My paintings are based on found graphics and data from online and print media. Appropriated from the financial and business sections of newspapers and economic journals, tweets, and blogs, I transform raw numbers and bland graphics into vivid pictures of increasing income and wealth inequality.

Visually, my paintings reference hard-edge geometric abstraction, abstract expressionism, minimalism. But I see my work as representational. My paintings are data-driven and period-specific rather than transcendent. Beyond self-expressive, they depict what’s happening in the lives of millions of people. They are financial landscapes created out of invisible numbers, depicting an anxious reality that has ongoing social and political consequences.

The income stagnation and burden of rising debt for the vast majority of us, in the face of astonishing growth in wealth for a few, are our financial reality. Yet most people feel these imbalances only vaguely, unaware of their magnitude and worsening over time.
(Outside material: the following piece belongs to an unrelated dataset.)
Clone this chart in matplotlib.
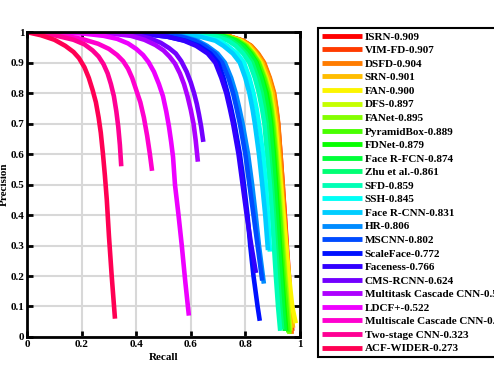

Hard data, transformed in scale and color, become abstract portraits illuminating our wildly skewed economic situation. In my paintings, the imbalances are made tangibly visible for the eyes of those with the disposable income to collect paintings, as well as for those without.

The cheeky titles point to the underlying content. “The Rise of the 1% (…and everyone else)” contrasts the rise in average income of the top 1% over the last 100 years in gold against the average income of the 99% marked by a crawling red line. “The Richest 400: We’re Winning!” combines two statements from Warren Buffet—one, that the richest 400 Americans saw their income increase by a factor of 7 from 1992-2012; two, that class warfare has already begun, and his class is winning.

The paintings on paper in gouache couple graphs and charts with figures based on Hieronymus Bosch’s The Garden of Earthly Delights.” In the central panel of Bosch’s painting, people appear to be engaged in pleasant, at times hedonistic activities while ignoring the hell to come. It’s an apt analogy for our times. The figures are juxtaposed with graphs on growing debt and increasing income inequality. While we revel in tech toys and gourmet food in the midst of flat wages and paltry retirement savings, the title of the gouache series asks, Are We Having Fun Yet?